In Italien muss ein Beschuldigter nachweisen, dass er nicht in illegale Geschäfte verwickelt ist. Dort kann eine Villa eingezogen werden, sofern der Besitzer nicht nachweisen kann, dass sie mit legalen Geldern gekauft wurde. Ähnliches gilt für Großbritannien. Britische Gerichte können Verdächtige dazu zwingen, die Herkunft der Vermögenswerte offenzulegen. Sie haben die Möglichkeit, Vermögenswerte so lange einzuziehen, bis der wirtschaftlich Berechtigte erklärt, woher die Gelder stammen.
Probleme der FIU
Erhebliche Kritik gibt es an der Effektivität der FIU, der beim Zoll angesiedelten Anti-Geldwäsche-Einheit. Diese kommt ebenfalls nicht überraschend, da die Medien in den vergangenen Jahren bereits mehrfach und nachdrücklich darauf hingewiesen haben, dass es offensichtlich Probleme bei der Bearbeitung bzw. Nachverfolgung von Fällen gibt. Sachverhalte wie die liegengebliebenen Verdachtsmeldungen im Wirecard-Skandal, die Durchsuchung der Räumlichkeiten der FIU aufgrund von Ermittlungen der Staatsanwaltschaft Osnabrück sowie die Vielzahl der allgemein unbearbeiteten Fälle bei der FIU in der Vergangenheit wurden nicht explizit thematisiert. Sie führen allerdings zu einer negativen Wahrnehmung bei der Bevölkerung, den Verpflichteten und letzten Endes auch bei der FATF. Der FIU zugutehalten muss man bei aller Schelte aber auch ihre Abhängigkeit von den Informationen, die ihr durch die Meldenden zur Verfügung gestellt werden, und deren Qualität. Sofern die FIU Verdachtsmeldungen erreichen, die unvollständig sind bzw. nicht korrekte Daten enthalten, sind den Möglichkeiten der FIU – auch bezogen auf die internationale Zusammenarbeit - Grenzen gesetzt. Welche Auswirkungen mangelhafte Datenqualität auf die Compliance haben kann, kann im #rethinkcompliance Blog nochmal nachgelesen werden.
Herausforderungen
Dass Deutschland gewillt ist, die Anforderungen der FATF zu erfüllen, zeigt der durch Finanzminister Christian Lindner angekündigte Paradigmenwechsel in der Bekämpfung der Geldwäsche, u.a. durch die Schaffung einer neuen Bundesbehörde. Diese allein wird jedoch die bestehenden Probleme nicht lösen. Es erfordert enorme Anstrengungen und eine Zusammenarbeit mit den unterschiedlichen Behörden und Bereichen, um die Arbeit effektiv zu gestalten. Dieses gilt nicht nur für den Finanzsektor, sondern auch in ganz besonderem Maße für den Nichtfinanzsektor und die oben bereits genannten DNFBPs.

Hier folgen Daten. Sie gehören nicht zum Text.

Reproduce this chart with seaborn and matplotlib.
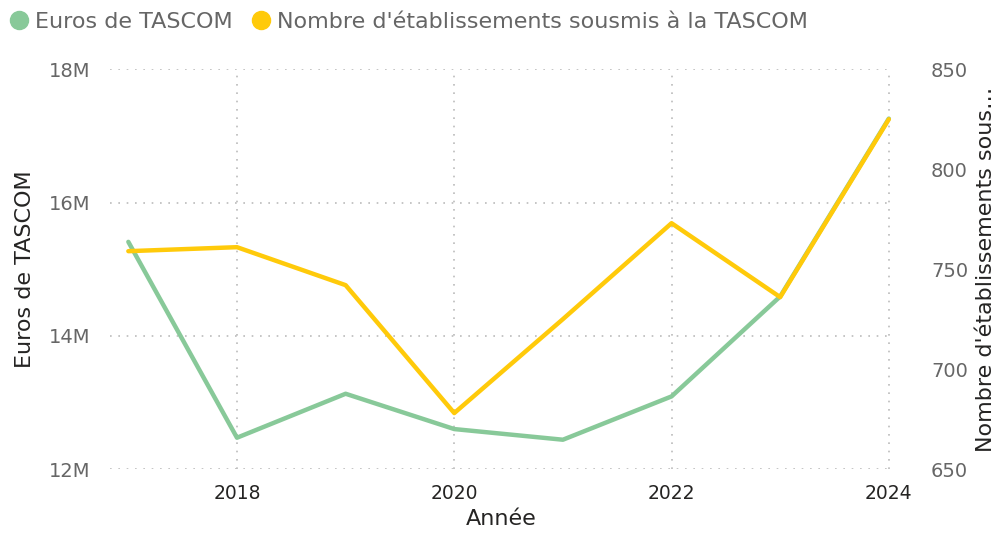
import seaborn as sns
import matplotlib.pyplot as plt
import pandas as pd
from matplotlib.lines import Line2D

# données
annees = [2017, 2018, 2019, 2020, 2021, 2022, 2023, 2024]
euros_tascom = [15.41, 12.47, 13.13, 12.60, 12.44, 13.09, 14.59, 17.26]  # en millions
nb_etablissements = [759, 761, 742, 678, 725, 773, 736, 825]

x_ticks = [2018, 2020, 2022, 2024]
y1_ticks = [12, 14, 16, 18]
y1_labels = ["12M", "14M", "16M", "18M"]
y2_ticks = [650, 700, 750, 800, 850]

VERT = "#88C999"
JAUNE = "#FFCA0A"
GRIS = "#666666"
NOIR = "#252423"

df = pd.DataFrame({"Année": annees,
                   "Euros": euros_tascom,
                   "Nombre": nb_etablissements})

sns.set_style("white")
plt.rcParams['font.family'] = ['DejaVu Sans']

fig = plt.figure(figsize=(10.08, 5.33), dpi=100)
ax = fig.add_axes([0.109, 0.120, 0.776, 0.750])
ax2 = ax.twinx()

sns.lineplot(data=df, x="Année", y="Euros", ax=ax, color=VERT, linewidth=3.2)
sns.lineplot(data=df, x="Année", y="Nombre", ax=ax2, color=JAUNE, linewidth=3.2)

ax.set_xlim(2016.83, 2024.03)
ax.set_ylim(12, 18)
ax2.set_ylim(650, 850)

ax.set_xticks(x_ticks)
ax.set_yticks(y1_ticks)
ax.set_yticklabels(y1_labels)
ax2.set_yticks(y2_ticks)

ax.grid(True, linestyle=(0, (1, 4)), color="#BBBBBB", linewidth=1.2)
ax2.grid(False)
for a in (ax, ax2):
    for s in a.spines.values():
        s.set_visible(False)

ax.tick_params(axis="x", length=0, pad=11, labelsize=13.5, labelcolor=NOIR)
ax.tick_params(axis="y", length=0, pad=14, labelsize=14, labelcolor=GRIS)
ax2.tick_params(axis="y", length=0, pad=28, labelsize=14, labelcolor=GRIS)

ax.set_xlabel("Année", fontsize=16, color=NOIR, labelpad=4)
ax.set_ylabel("Euros de TASCOM", fontsize=16, color=NOIR, labelpad=10)
ax2.set_ylabel("Nombre d'établissements sous…", fontsize=16, color=NOIR, labelpad=6)

handles = [Line2D([], [], marker="o", linestyle="", color=VERT, markersize=13),
           Line2D([], [], marker="o", linestyle="", color=JAUNE, markersize=13)]
fig.legend(handles, ["Euros de TASCOM", "Nombre d'établissements sousmis à la TASCOM"],
           loc="upper left", bbox_to_anchor=(-0.012, 1.015), ncol=2, frameon=False,
           fontsize=16, handletextpad=0.2, columnspacing=0.8, labelcolor=GRIS,
           handlelength=1.0)

fig.savefig("out.png", dpi=100)
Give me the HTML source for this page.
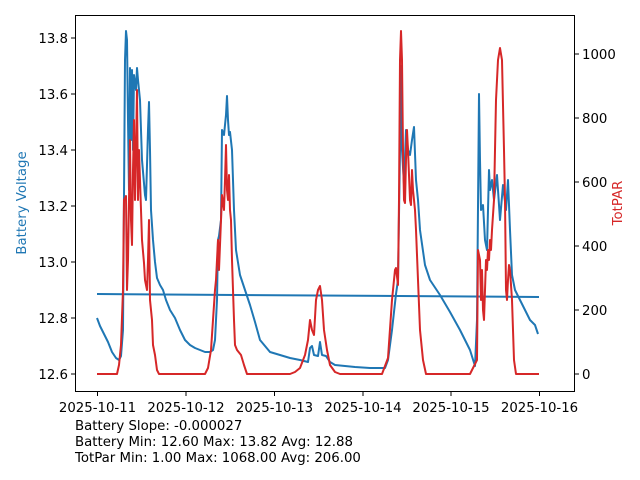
<!DOCTYPE html>
<html><head><meta charset="utf-8"><style>
body{margin:0;background:#fff;}
svg{display:block;font-family:"DejaVu Sans","Liberation Sans",sans-serif;}
</style></head><body>
<svg width="640" height="480" viewBox="0 0 640 480" xmlns="http://www.w3.org/2000/svg">
<rect width="640" height="480" fill="#fff"/>
<g fill="none" stroke-width="2" stroke-linejoin="round">
<polyline stroke="#1f77b4" points="97,294 539,297"/>
<polyline stroke="#1f77b4" points="97,318 100,326 104,334 108,342 112,352 116,358 119,360 121,356 123,330 125,60 126,31 127,40 128,120 129,190 130,68 131,140 132,70 133,150 134,75 136,90 137,68 138,80 140,100 142,160 145,195 146,200 148,130 149,102 150,150 151,210 153,240 155,262 157,278 160,285 163,290 166,300 170,310 175,318 180,330 185,340 190,345 195,348 200,350 205,352 210,352 213,350 215,340 217,300 218,240 219,236 221,220 222,130 224,135 226,115 227,96 228,120 229,135 230,132 232,150 234,210 236,250 240,275 245,290 250,305 255,322 260,340 265,346 270,352 280,355 290,358 300,360 308,362 310,348 312,346 314,355 318,356 320,342 322,355 326,356 330,362 335,365 345,366 355,367 370,368 385,368 388,360 392,330 396,294 398,280 400,150 401,66 402,150 404,185 406,130 408,150 410,155 412,140 414,127 416,180 418,200 420,230 425,265 430,280 440,295 450,312 460,330 470,350 475,366 477,320 479,94 480,160 481,210 483,205 485,240 487,250 489,170 490,190 492,180 494,200 497,175 500,220 503,185 506,210 508,180 510,230 512,275 515,290 520,300 525,310 530,320 535,325 538,334"/>
<polyline stroke="#d62728" points="97,374 117,374 119,365 121,345 123,290 124,200 126,196 127,290 128,260 129,200 130,140 131,220 132,245 133,170 134,120 135,200 136,150 137,90 138,200 139,150 140,180 142,240 144,263 145,280 147,290 148,260 149,220 150,300 151,310 152,320 153,345 155,355 157,370 159,374 205,374 208,368 211,350 213,320 215,290 216,280 218,240 219,270 221,220 222,195 224,210 225,180 226,145 227,190 228,200 229,175 230,210 231,220 232,260 234,320 235,345 237,350 241,355 244,365 247,374 290,374 295,372 300,368 305,355 308,340 310,320 312,330 314,335 316,300 318,290 320,286 322,300 324,330 327,350 330,365 335,372 340,374 382,374 388,358 392,300 395,270 396,268 398,285 399,200 400,60 401,31 402,60 403,150 404,200 405,203 406,160 407,130 408,150 410,200 411,205 412,170 413,190 414,200 415,210 416,230 418,280 420,330 423,360 426,374 470,374 477,360 478,250 480,260 481,300 482,270 483,310 484,320 486,260 487,270 488,250 489,260 490,240 491,250 492,230 494,200 496,100 498,60 500,48 502,60 504,150 505,200 506,290 507,300 508,280 509,265 510,270 512,300 514,360 516,374 539,374"/>
</g>
<rect x="75.5" y="15.5" width="499" height="376" fill="none" stroke="#000" stroke-width="1"/>
<g stroke="#000" stroke-width="1">
<line x1="75" y1="38" x2="71" y2="38"/><line x1="75" y1="94" x2="71" y2="94"/><line x1="75" y1="150" x2="71" y2="150"/><line x1="75" y1="206" x2="71" y2="206"/><line x1="75" y1="262" x2="71" y2="262"/><line x1="75" y1="318" x2="71" y2="318"/><line x1="75" y1="374" x2="71" y2="374"/>
<line x1="575" y1="54" x2="579" y2="54"/><line x1="575" y1="118" x2="579" y2="118"/><line x1="575" y1="182" x2="579" y2="182"/><line x1="575" y1="246" x2="579" y2="246"/><line x1="575" y1="310" x2="579" y2="310"/><line x1="575" y1="374" x2="579" y2="374"/>
<line x1="97.5" y1="392" x2="97.5" y2="396"/><line x1="186" y1="392" x2="186" y2="396"/><line x1="274.5" y1="392" x2="274.5" y2="396"/><line x1="363" y1="392" x2="363" y2="396"/><line x1="451" y1="392" x2="451" y2="396"/><line x1="539.5" y1="392" x2="539.5" y2="396"/>
</g>
<g font-size="13.3" fill="#000" text-anchor="end">
<text x="68" y="43">13.8</text><text x="68" y="99">13.6</text><text x="68" y="155">13.4</text><text x="68" y="211">13.2</text><text x="68" y="267">13.0</text><text x="68" y="323">12.8</text><text x="68" y="379">12.6</text>
</g>
<g font-size="13.3" fill="#000">
<text x="582" y="59">1000</text><text x="582" y="123">800</text><text x="582" y="187">600</text><text x="582" y="251">400</text><text x="582" y="315">200</text><text x="582" y="379">0</text>
</g>
<g font-size="13.3" fill="#000" text-anchor="middle">
<text x="97.5" y="412">2025-10-11</text><text x="186" y="412">2025-10-12</text><text x="274.5" y="412">2025-10-13</text><text x="363" y="412">2025-10-14</text><text x="451" y="412">2025-10-15</text><text x="539.5" y="412">2025-10-16</text>
</g>
<text transform="translate(26,203) rotate(-90)" font-size="13.3" fill="#1f77b4" text-anchor="middle">Battery Voltage</text>
<text transform="translate(622,203) rotate(-90)" font-size="13.3" fill="#d62728" text-anchor="middle">TotPAR</text>
<g font-size="13.3" fill="#000">
<text x="75" y="430">Battery Slope: -0.000027</text>
<text x="75" y="446">Battery Min: 12.60 Max: 13.82 Avg: 12.88</text>
<text x="75" y="462">TotPar Min: 1.00 Max: 1068.00 Avg: 206.00</text>
</g>
</svg>
</body></html>
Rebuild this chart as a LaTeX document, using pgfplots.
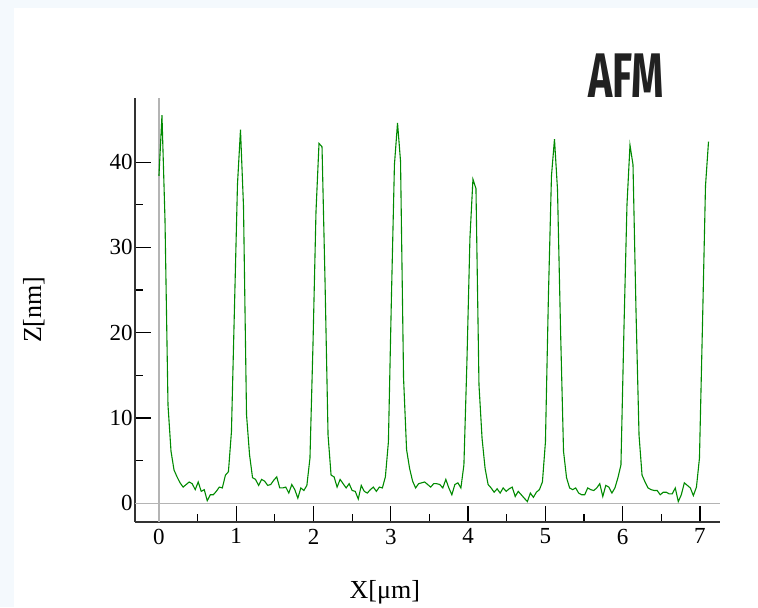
\documentclass[border=0pt]{standalone}
\usepackage{fontspec}
\setmainfont{Liberation Serif}
\newfontfamily\titlefont{Fira Sans}
\usepackage{graphicx}
\usepackage{pgfplots}
\pgfplotsset{compat=1.18}
\definecolor{bgpanel}{HTML}{F4F9FD}
\definecolor{afmgreen}{HTML}{008A00}
\definecolor{zerogray}{HTML}{B4B4B4}
\definecolor{axisink}{HTML}{333333}

\begin{document}
\begin{tikzpicture}
\useasboundingbox (0,0) rectangle (379pt,303.5pt);
\fill[bgpanel] (0,0) rectangle (379pt,303.5pt);
\fill[white] (7pt,0) rectangle (379pt,299.5pt);
\node[anchor=base, text=black!87, inner sep=0pt,
      font=\titlefont\bfseries\fontsize{31.5}{32}\selectfont]
  at (313pt,255pt) {\scalebox{0.652}[1]{AFM}};

\begin{axis}[
  at={(67.5pt,42.65pt)}, anchor=south west,
  scale only axis, width=292.5pt, height=212pt,
  xmin=-0.31, xmax=7.26, ymin=-2.16, ymax=47.56,
  axis x line=bottom, axis y line=left,
  axis line style={-, axisink, line width=0.9pt},
  xtick={0,...,7}, ytick={0,10,...,40},
  minor x tick num=1, minor y tick num=1,
  tick align=inside,
  major tick length=8pt, minor tick length=4pt,
  tick style={black, line width=0.6pt},
  ticklabel style={font=\fontsize{11.5}{13}\selectfont},
  /pgf/number format/assume math mode=true,
  yticklabel style={xshift=2.3pt},
  xlabel={X[μm]}, ylabel={Z[nm]},
  label style={font=\fontsize{13}{15}\selectfont},
  xlabel style={at={(axis description cs:0.427,-0.166)}, anchor=center},
  ylabel style={at={(axis description cs:-0.173,0.5)}, anchor=center},
]
  % zero lines
  \draw[zerogray, line width=0.6pt] (axis cs:0,-2.16) -- (axis cs:0,47.56);
  \draw[zerogray, line width=0.6pt] (axis cs:-0.31,0) -- (axis cs:7.26,0);

  % height profile
  \addplot[afmgreen, line width=0.55pt, mark=none] coordinates {
    (0.000,38.4) (0.039,45.5) (0.078,33.3) (0.117,11.5) (0.156,6.1)
    (0.195,3.9) (0.234,3.1) (0.273,2.4) (0.313,1.9) (0.352,2.2)
    (0.391,2.5) (0.430,2.3) (0.469,1.6) (0.508,2.5) (0.547,1.4)
    (0.586,1.6) (0.625,0.3) (0.664,1.0) (0.703,1.0) (0.742,1.4)
    (0.781,1.9) (0.820,1.8) (0.860,3.3) (0.899,3.7) (0.938,8.4)
    (0.977,22.9) (1.016,37.4) (1.055,43.8) (1.094,34.8) (1.133,10.4)
    (1.172,5.7) (1.211,3.0) (1.250,2.8) (1.289,2.1) (1.328,2.8)
    (1.367,2.6) (1.407,2.1) (1.446,2.2) (1.485,2.7) (1.524,3.1)
    (1.563,1.8) (1.602,1.8) (1.641,1.9) (1.680,1.2)
    (1.719,2.2) (1.758,1.6) (1.797,0.6) (1.836,1.8) (1.875,1.5)
    (1.914,2.1) (1.954,5.3) (1.993,18.6) (2.032,34.2) (2.071,42.2)
    (2.110,41.8) (2.149,26.0) (2.188,8.0) (2.227,3.3) (2.266,3.1)
    (2.305,1.9) (2.344,2.8) (2.383,2.3) (2.422,1.8) (2.461,2.3)
    (2.500,1.5) (2.540,1.4) (2.579,0.5) (2.618,2.1) (2.657,1.4)
    (2.696,1.2) (2.735,1.6) (2.774,1.9) (2.813,1.4) (2.852,1.9)
    (2.891,1.8) (2.930,3.1) (2.969,7.2) (3.008,24.1) (3.047,39.7)
    (3.087,44.6) (3.126,40.1) (3.165,14.7) (3.204,6.3) (3.243,4.1)
    (3.282,2.6) (3.321,1.8) (3.360,2.3) (3.399,2.4) (3.438,2.5)
    (3.477,2.2) (3.516,1.9) (3.555,2.3)
    (3.594,2.3) (3.634,2.2) (3.673,1.8) (3.712,2.8) (3.751,1.8)
    (3.790,1.0) (3.829,2.2) (3.868,2.4) (3.907,1.8) (3.946,4.5)
    (3.985,16.6) (4.024,31.1) (4.063,38.0) (4.102,36.9) (4.141,13.9)
    (4.181,7.6) (4.220,4.1) (4.259,2.2) (4.298,1.8) (4.337,1.3)
    (4.376,1.7) (4.415,1.2) (4.454,1.8) (4.493,1.4) (4.532,1.7)
    (4.571,1.9) (4.610,0.8) (4.649,1.4) (4.688,1.0) (4.727,0.6)
    (4.767,0.2) (4.806,1.2) (4.845,0.7) (4.884,1.3) (4.923,1.6)
    (4.962,2.5) (5.001,7.2) (5.040,24.5) (5.079,38.4) (5.118,42.7)
    (5.157,36.8) (5.196,20.5) (5.235,6.1) (5.274,3.0) (5.314,1.8)
    (5.353,1.6) (5.392,1.8) (5.431,1.2)
    (5.470,1.0) (5.509,1.0) (5.548,1.8) (5.587,1.6) (5.626,1.5)
    (5.665,1.8) (5.704,2.3) (5.743,0.8) (5.782,2.1) (5.821,1.9)
    (5.861,1.2) (5.900,1.8) (5.939,3.0) (5.978,4.5) (6.017,20.5)
    (6.056,35.0) (6.095,42.0) (6.134,39.7) (6.173,22.5) (6.212,8.0)
    (6.251,3.3) (6.290,2.5) (6.329,1.8) (6.368,1.6) (6.408,1.5)
    (6.447,1.5) (6.486,1.0) (6.525,1.3) (6.564,1.3) (6.603,1.1)
    (6.642,1.1) (6.681,1.8) (6.720,0.2) (6.759,1.0) (6.798,2.4)
    (6.837,2.1) (6.876,1.8) (6.915,0.9) (6.955,1.9) (6.994,5.3)
    (7.033,20.9) (7.072,37.2) (7.111,42.4)
  };
\end{axis}
\end{tikzpicture}
\end{document}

Deutschland muss innerhalb eines Jahres die FATF über die ergriffenen Maßnahmen und Fortschritte unterrichten. Daher bleibt keine Zeit, den Dingen zu harren, die da kommen. Auf die BaFin, die weiteren Verpflichteten sowie den Finanzsektor kommen große Herausforderungen zu, um den Erwartungen der FATF auch nur ansatzweise gerecht zu werden.